Plantó una pequeña parcela con judías, patatas y guisantes para cubrir algunos mínimos gastos (comprar clavos, algún cristal) y se dedicó esos dos años a sentarse a ver cocerse el pan en el horno de piedra que construyó, a leer, a tomar notas, a atender algunas charlas con visitas esporádicas y, sobre todo, a caminar: “Un abeto tsuga de inusual perfección, que se alza en medio del bosque como una pagoda… estos eran los altares que visitaba tanto en verano como en invierno”.

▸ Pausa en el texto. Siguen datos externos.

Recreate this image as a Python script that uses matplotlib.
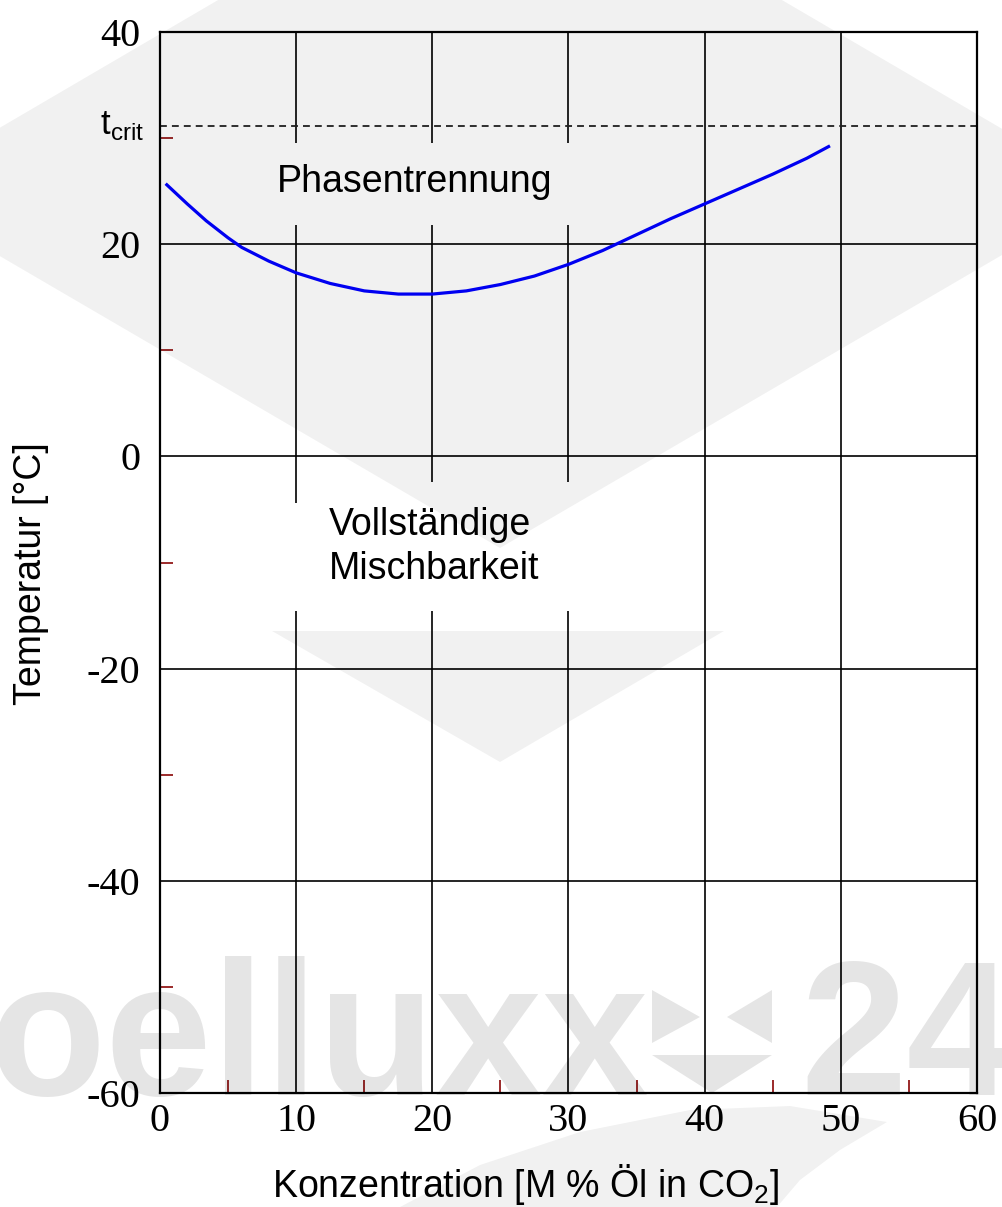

Somos ricos y no lo sabemos. Thoreau nos lo recuerda en sus textos, que forman parte de las líneas más inspiradoras que se hayan escrito: “Todo hombre es el señor de un reino a cuyo lado el imperio terrestre del Zar es un dominio insignificante, nada más que una loma dejada atrás por el hielo”.
¿Guerra? No, gracias
En 1846, Estados Unidos declaró la guerra a México por el afán de quedarse con los territorios de Texas, Nuevo México y parte de California. A Thoreu le pareció una guerra injusta y decidió, como protesta, dejar de pagar los impuestos a un gobierno que utilizaba el dinero de los ciudadanos en atacar a los mexicanos. Esa negativa hizo que, finalmente, el recaudador de impuestos ordenara su ingreso durante un día –a modo de escarmiento- en los calabozos de la prefectura de Concorde. Su amigo y protector, Ralph Waldo Emerson, se incomodó mucho al saber que una persona de su posición estaba en la cárcel por su testarudez. Se fue hasta la fachada del calabozo y en la ventana estaba su amigo tras los barrotes. “¿Qué hace usted ahí dentro?” le preguntó con cierto enfado. Y Thoreau, muy tranquilo, le respondió: “¿Y qué hace usted ahí fuera”?